>> Begin THE DATA
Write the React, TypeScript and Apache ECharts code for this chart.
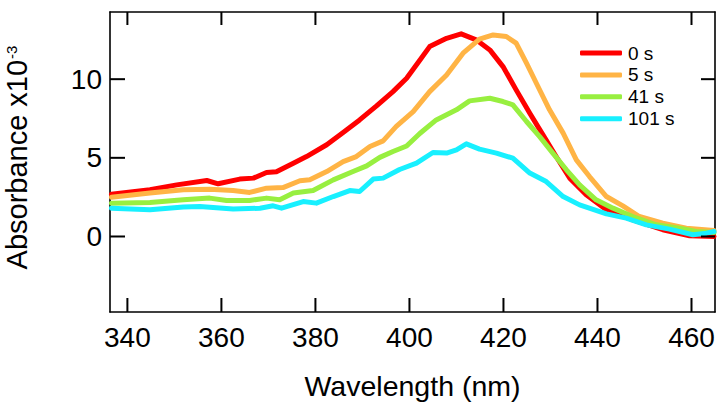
import React, { useEffect, useRef } from "react";
import * as echarts from "echarts";

const seriesNames = ["0 s", "5 s", "41 s", "101 s"];
const seriesColors = ["#ff0000", "#ffb445", "#98ef40", "#18f0ff"];

const redX = [336.6, 344.8, 350.5, 356.9, 359.3, 363.9, 366.8, 369.6, 371.7, 375.3, 378.1, 382.4, 385.9, 389.4, 393.0, 396.5, 399.4, 402.2, 404.3, 407.9, 411.0, 414.2, 417.1, 419.9, 422.7, 425.6, 428.4, 431.2, 434.1, 437.6, 441.9, 447.5, 453.9, 459.6, 464.8];
const redY = [2.68, 2.97, 3.28, 3.56, 3.35, 3.65, 3.71, 4.07, 4.11, 4.66, 5.08, 5.83, 6.61, 7.41, 8.3, 9.21, 10.06, 11.2, 12.07, 12.6, 12.88, 12.5, 11.86, 10.8, 9.32, 7.84, 6.46, 5.08, 3.71, 2.65, 1.7, 1.06, 0.43, 0.04, 0.0];

const orangeX = [336.6, 344.8, 351.9, 357.5, 362.5, 366.0, 369.6, 373.1, 376.7, 378.8, 382.4, 385.9, 388.7, 391.6, 394.4, 397.2, 400.8, 404.3, 407.9, 411.4, 414.9, 417.8, 420.6, 422.7, 424.9, 427.0, 429.8, 432.7, 435.5, 438.3, 441.9, 445.4, 448.9, 453.9, 458.9, 464.8];
const orangeY = [2.5, 2.76, 2.97, 3.01, 2.92, 2.8, 3.07, 3.11, 3.54, 3.6, 4.13, 4.76, 5.08, 5.72, 6.08, 7.0, 7.94, 9.21, 10.27, 11.65, 12.54, 12.81, 12.71, 12.29, 11.02, 9.74, 8.05, 6.57, 4.87, 3.81, 2.54, 1.95, 1.27, 0.85, 0.53, 0.38];

const greenX = [336.6, 344.8, 351.9, 357.5, 361.1, 366.0, 369.6, 372.4, 375.3, 379.5, 383.8, 388.0, 390.9, 393.7, 396.5, 399.4, 402.2, 405.7, 410.0, 412.8, 417.1, 419.9, 422.0, 424.9, 427.7, 430.5, 433.4, 436.2, 439.7, 443.3, 447.5, 452.5, 457.4, 461.0, 464.8];
const greenY = [2.12, 2.16, 2.33, 2.44, 2.29, 2.29, 2.44, 2.33, 2.76, 2.92, 3.6, 4.13, 4.49, 5.03, 5.4, 5.75, 6.55, 7.41, 8.05, 8.62, 8.79, 8.58, 8.37, 7.31, 6.35, 5.3, 4.24, 3.28, 2.33, 1.8, 1.27, 0.74, 0.53, 0.32, 0.25];

const cyanX = [336.6, 344.8, 351.9, 355.4, 362.5, 368.2, 371.0, 372.8, 377.4, 380.2, 383.8, 387.3, 389.4, 392.3, 394.4, 397.9, 401.5, 405.0, 407.9, 410.0, 412.1, 414.9, 418.5, 422.0, 425.6, 429.1, 432.7, 436.2, 441.9, 446.1, 450.4, 455.3, 460.3, 463.2, 464.8];
const cyanY = [1.8, 1.7, 1.87, 1.91, 1.74, 1.8, 1.95, 1.8, 2.22, 2.12, 2.54, 2.92, 2.86, 3.65, 3.71, 4.26, 4.66, 5.34, 5.3, 5.51, 5.89, 5.55, 5.3, 4.98, 4.03, 3.49, 2.54, 2.01, 1.44, 1.17, 0.74, 0.47, 0.11, 0.21, 0.32];

const xTicks = [340, 360, 380, 400, 420, 440, 460];
const yTicks = [0, 5, 10];
const xMin = 336.3;
const xMax = 465;
const yMin = -4.8;
const yMax = 14.27;

const FONT = "'Liberation Sans', Arial, Helvetica, sans-serif";

const GRID = { left: 110, right: 9, top: 12, bottom: 98 };
const W = 724;
const H = 410;

function pairs(xs: number[], ys: number[]) {
  return xs.map((x, i) => [x, ys[i]]);
}

function axLine() {
  return { show: true, onZero: false, lineStyle: { color: "#000000", width: 1.6 } };
}

export default function App() {
  const ref = useRef<HTMLDivElement>(null);
  useEffect(() => {
    document.body.style.margin = "0";
    if (!ref.current) return;
    const chart = echarts.init(ref.current, null, { renderer: "svg" });
    const data = [pairs(redX, redY), pairs(orangeX, orangeY), pairs(greenX, greenY), pairs(cyanX, cyanY)];

    const lineSeries = seriesNames.map((name, i) => ({
      name,
      type: "line",
      xAxisIndex: 0,
      yAxisIndex: 0,
      data: data[i],
      showSymbol: false,
      symbol: "none",
      color: seriesColors[i],
      lineStyle: { width: 5, color: seriesColors[i], cap: "round", join: "round" },
      z: 2 + i,
    }));

    chart.setOption({
      animation: false,
      grid: { ...GRID, containLabel: false, outerBoundsMode: "none" },
      legend: {
        orient: "vertical",
        left: 580,
        top: 43.5,
        padding: 0,
        itemWidth: 42,
        itemHeight: 5,
        itemGap: 2.9,
        icon: "roundRect",
        textStyle: { fontFamily: FONT, fontSize: 19, color: "#000", lineHeight: 18, padding: [0, 0, 0, 1] },
        data: seriesNames,
      },
      xAxis: [
        {
          type: "value",
          min: xMin,
          max: xMax,
          position: "bottom",
          axisLine: axLine(),
          axisTick: { show: false },
          axisLabel: { show: true, customValues: xTicks, margin: 11, fontSize: 28, color: "#000", fontFamily: FONT },
          splitLine: { show: false },
          name: "Wavelength (nm)",
          nameLocation: "middle",
          nameGap: 59,
          nameTextStyle: { fontSize: 28.5, color: "#000", fontFamily: FONT },
        },
        {
          type: "value",
          min: xMin,
          max: xMax,
          position: "top",
          axisLine: axLine(),
          axisTick: { show: false },
          axisLabel: { show: false },
          splitLine: { show: false },
        },
      ],
      yAxis: [
        {
          type: "value",
          min: yMin,
          max: yMax,
          position: "left",
          axisLine: axLine(),
          axisTick: { show: false },
          axisLabel: { show: true, customValues: yTicks, margin: 8, fontSize: 28, color: "#000", fontFamily: FONT },
          splitLine: { show: false },
          name: "{a|Absorbance x10}{sup|-3}",
          nameLocation: "middle",
          nameRotate: 90,
          nameGap: 79,
          nameTextStyle: {
            fontFamily: FONT,
            color: "#000",
            padding: [0, 0, 0, 9],
            rich: {
              a: { fontSize: 29, fontFamily: FONT, color: "#000", verticalAlign: "bottom" },
              sup: { fontSize: 15, fontFamily: FONT, color: "#000", verticalAlign: "bottom", padding: [0, 0, 12, 1] },
            },
          },
        },
        {
          type: "value",
          min: yMin,
          max: yMax,
          position: "right",
          axisLine: axLine(),
          axisTick: { show: false },
          axisLabel: { show: false },
          splitLine: { show: false },
        },
      ],
      series: lineSeries,
    });

    // Tick marks placed through the chart's own scales (convertToPixel)
    const gfx: any[] = [];
    const finder = { xAxisIndex: 0, yAxisIndex: 0 };
    xTicks.forEach((v) => {
      const b = chart.convertToPixel(finder, [v, yMin]) as number[];
      const t = chart.convertToPixel(finder, [v, yMax]) as number[];
      gfx.push({ type: "line", z: 100, shape: { x1: b[0], y1: b[1], x2: b[0], y2: b[1] - 14 }, style: { stroke: "#000", lineWidth: 2 } });
      gfx.push({ type: "line", z: 100, shape: { x1: t[0], y1: t[1], x2: t[0], y2: t[1] + 13 }, style: { stroke: "#000", lineWidth: 2 } });
    });
    yTicks.forEach((v) => {
      const l = chart.convertToPixel(finder, [xMin, v]) as number[];
      const r = chart.convertToPixel(finder, [xMax, v]) as number[];
      gfx.push({ type: "line", z: 100, shape: { x1: l[0], y1: l[1], x2: l[0] + 15, y2: l[1] }, style: { stroke: "#000", lineWidth: 2 } });
      gfx.push({ type: "line", z: 100, shape: { x1: r[0], y1: r[1], x2: r[0] - 14, y2: r[1] }, style: { stroke: "#000", lineWidth: 2 } });
    });
    chart.setOption({ graphic: { elements: gfx } });

    return () => chart.dispose();
  }, []);
  return <div ref={ref} style={{ width: W, height: H, background: "#fff" }} />;
}
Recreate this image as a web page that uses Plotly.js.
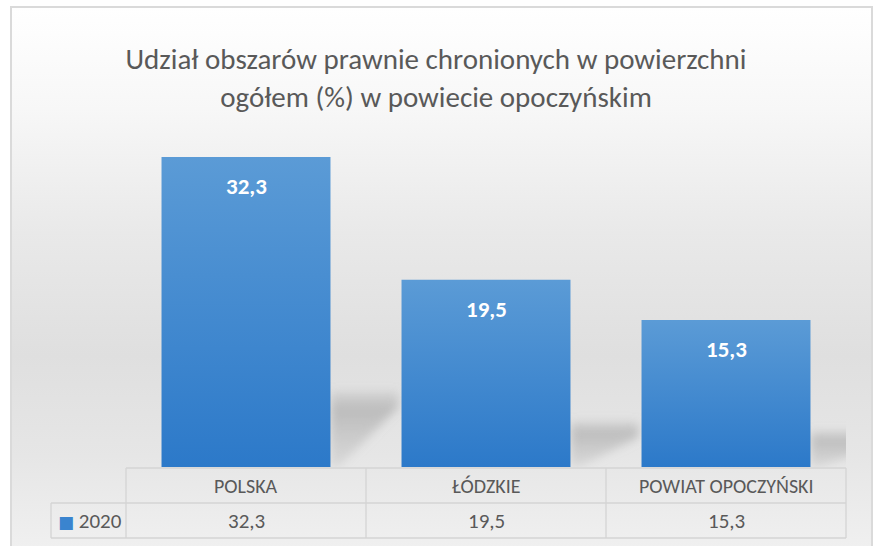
<!DOCTYPE html>
<html>
<head>
<meta charset="utf-8">
<script src="https://cdn.plot.ly/plotly-3.0.1.min.js"></script>
<style>
  html, body { margin: 0; padding: 0; width: 879px; height: 546px; overflow: hidden; background: #ffffff; }
  #frame {
    position: absolute; left: 10px; top: 6px; width: 859px; height: 560px;
    border: 2px solid #dadada; border-bottom: none;
    background: linear-gradient(to bottom, #ffffff 0%, #f7f7f7 18%, #e9e9e9 40%, #dfdfdf 62%, #e6e6e6 80%, #f2f2f2 100%);
  }
  #chart { position: absolute; left: 0; top: 0; width: 879px; height: 546px; }
</style>
</head>
<body>
<div id="frame"></div>
<div id="chart"></div>
<script>
// ---- data ----
const categories = ["POLSKA", "ŁÓDZKIE", "POWIAT OPOCZYŃSKI"];
const values = [32.3, 19.5, 15.3];
const seriesName = "2020";
const titleText = "Udział obszarów prawnie chronionych w powierzchni<br>ogółem (%) w powiecie opoczyńskim";

// ---- layout constants (pixels) ----
const W = 879, H = 546;
const L = 126, R = 33, T = 131, B = 79;
const plotW = W - L - R, plotH = H - T - B;
const pxX = px => px / (plotW / categories.length); // pixel -> x data units
const pxPaperX = px => px / plotW;                  // pixel -> paper x units
const pyPaper = py => -py / plotH;                  // pixels below axis -> paper y
const fontFam = "Carlito, Lato, 'Open Sans', sans-serif";
const grey = "#595959";
const lineCol = "#d4d4d4";

const fmt = v => v.toFixed(1).replace(".", ",");
const xIdx = categories.map((c, i) => i);
const barWidth = 0.704;

const shapes = [];
// soft perspective shadows behind bars
xIdx.forEach(i => {
  const xr = i + barWidth / 2;
  const hs = values[i] * 0.245;
  const hb = hs - 16 / (plotH / 35);
  shapes.push({
    type: "path", layer: "below", xref: "x", yref: "y",
    path: `M ${xr} 0 L ${xr} ${hs} L ${xr + pxX(68)} ${hs} L ${xr + pxX(68)} ${hb} L ${xr + pxX(8)} 0 Z`,
    fillcolor: "rgba(140,140,140,0.35)", line: { width: 0 }
  });
});
// data table lines (paper coords)
const rowH = 35;
const pxL = 0, pxR = 1;
const legLeft = pxPaperX(51 - L);
const colW = 1 / categories.length;
const hline = (x0, x1, py) => ({ type: "line", xref: "paper", yref: "paper", x0, x1, y0: pyPaper(py), y1: pyPaper(py), line: { color: lineCol, width: 1.3 } });
const vline = (x, py0, py1) => ({ type: "line", xref: "paper", yref: "paper", x0: x, x1: x, y0: pyPaper(py0), y1: pyPaper(py1), line: { color: lineCol, width: 1.3 } });
shapes.push(hline(pxL, pxR, 1));
shapes.push(hline(legLeft, pxR, 1 + rowH));
shapes.push(hline(legLeft, pxR, 1 + 2 * rowH));
shapes.push(vline(legLeft, 1 + rowH, 1 + 2 * rowH));
for (let k = 0; k <= categories.length; k++) {
  shapes.push(vline(k * colW, 1, 1 + 2 * rowH));
}

const annotations = [];
xIdx.forEach(i => {
  // value labels on bars
  annotations.push({
    x: categories[i], y: values[i], xref: "x", yref: "y", yshift: -29,
    text: fmt(values[i]), showarrow: false,
    font: { family: fontFam, size: 23, color: "#ffffff", weight: "bold" }
  });
  // category header
  annotations.push({
    x: categories[i], y: pyPaper(1 + rowH / 2), xref: "x", yref: "paper",
    text: categories[i], showarrow: false, yanchor: "middle",
    font: { family: fontFam, size: 20, color: grey }
  });
  // value row
  annotations.push({
    x: categories[i], y: pyPaper(1 + rowH * 1.5), xref: "x", yref: "paper",
    text: fmt(values[i]), showarrow: false, yanchor: "middle",
    font: { family: fontFam, size: 21, color: grey }
  });
});
// legend key in table
annotations.push({
  x: legLeft + pxPaperX(5), y: pyPaper(1 + rowH * 1.5), xref: "paper", yref: "paper",
  xanchor: "left", yanchor: "middle", showarrow: false,
  text: `<span style="color:#3a84cf;font-size:17px;font-family:'DejaVu Sans'">■</span> ${seriesName}`,
  font: { family: fontFam, size: 21, color: grey }
});

const data = [{
  type: "bar", x: categories, y: values, name: seriesName,
  width: barWidth,
  marker: { color: "#4289d3", line: { width: 0 } },
  hoverinfo: "none"
}];

const layout = {
  width: W, height: H,
  margin: { l: L, r: R, t: T, b: B, pad: 0 },
  paper_bgcolor: "rgba(0,0,0,0)", plot_bgcolor: "rgba(0,0,0,0)",
  showlegend: false,
  title: {
    text: titleText, x: 0.496, xref: "container", xanchor: "center",
    y: 1 - 69 / H, yref: "container", yanchor: "middle",
    font: { family: fontFam, size: 29, color: grey, weight: 300 }
  },
  xaxis: { type: "category", range: [-0.5, categories.length - 0.5], showticklabels: false, showgrid: false, zeroline: false, showline: false, ticks: "", fixedrange: true },
  yaxis: { range: [0, 35], visible: false, showgrid: false, zeroline: false, fixedrange: true },
  shapes, annotations
};

Plotly.newPlot("chart", data, layout, { displayModeBar: false, staticPlot: true }).then(gd => {
  const NS = "http://www.w3.org/2000/svg";
  const svg = gd.querySelector("svg.main-svg");
  let defs = svg.querySelector("defs");
  if (!defs) { defs = document.createElementNS(NS, "defs"); svg.insertBefore(defs, svg.firstChild); }
  const mkGrad = (id, stops, x2, y2) => {
    const g = document.createElementNS(NS, "linearGradient");
    g.setAttribute("id", id);
    g.setAttribute("x1", "0"); g.setAttribute("y1", "0");
    g.setAttribute("x2", x2); g.setAttribute("y2", y2);
    stops.forEach(([o, c, op]) => {
      const s = document.createElementNS(NS, "stop");
      s.setAttribute("offset", o); s.setAttribute("stop-color", c); s.setAttribute("stop-opacity", op);
      g.appendChild(s);
    });
    defs.appendChild(g);
  };
  mkGrad("barGrad", [["0", "#5b9bd6", 1], ["1", "#2c79c9", 1]], "0", "1");
  mkGrad("shadowGrad", [["0", "#8c8c8c", 0.15], ["0.25", "#8c8c8c", 0.45], ["0.6", "#a0a0a0", 0.38], ["1", "#b8b8b8", 0.3]], "0", "1");
  const filt = document.createElementNS(NS, "filter");
  filt.setAttribute("id", "softBlur");
  filt.setAttribute("x", "-30%"); filt.setAttribute("y", "-30%");
  filt.setAttribute("width", "160%"); filt.setAttribute("height", "160%");
  const blur = document.createElementNS(NS, "feGaussianBlur");
  blur.setAttribute("stdDeviation", "5");
  filt.appendChild(blur);
  defs.appendChild(filt);
  gd.querySelectorAll(".bars .point path").forEach(p => { p.style.fill = "url(#barGrad)"; });
  gd.querySelectorAll(".shapelayer path[data-index]").forEach(p => {
    const idx = +p.getAttribute("data-index");
    if (idx < categories.length) {
      p.style.fill = "url(#shadowGrad)"; p.style.fillOpacity = 1;
      p.setAttribute("filter", "url(#softBlur)");
    }
  });
});
</script>
</body>
</html>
>> End THE DATA
- **WORK TO BE COMPLETED**
Return exactly the lines from the one with "Recreate this image" to the one with "obszarów prawnie chronionych", both ends kept, and only those. Images are left out.

- **FULL RESPONSE**
Recreate this image as a web page that uses Plotly.js.
<!DOCTYPE html>
<html>
<head>
<meta charset="utf-8">
<script src="https://cdn.plot.ly/plotly-3.0.1.min.js"></script>
<style>
  html, body { margin: 0; padding: 0; width: 879px; height: 546px; overflow: hidden; background: #ffffff; }
  #frame {
    position: absolute; left: 10px; top: 6px; width: 859px; height: 560px;
    border: 2px solid #dadada; border-bottom: none;
    background: linear-gradient(to bottom, #ffffff 0%, #f7f7f7 18%, #e9e9e9 40%, #dfdfdf 62%, #e6e6e6 80%, #f2f2f2 100%);
  }
  #chart { position: absolute; left: 0; top: 0; width: 879px; height: 546px; }
</style>
</head>
<body>
<div id="frame"></div>
<div id="chart"></div>
<script>
// ---- data ----
const categories = ["POLSKA", "ŁÓDZKIE", "POWIAT OPOCZYŃSKI"];
const values = [32.3, 19.5, 15.3];
const seriesName = "2020";
const titleText = "Udział obszarów prawnie chronionych w powierzchni<br>ogółem (%) w powiecie opoczyńskim";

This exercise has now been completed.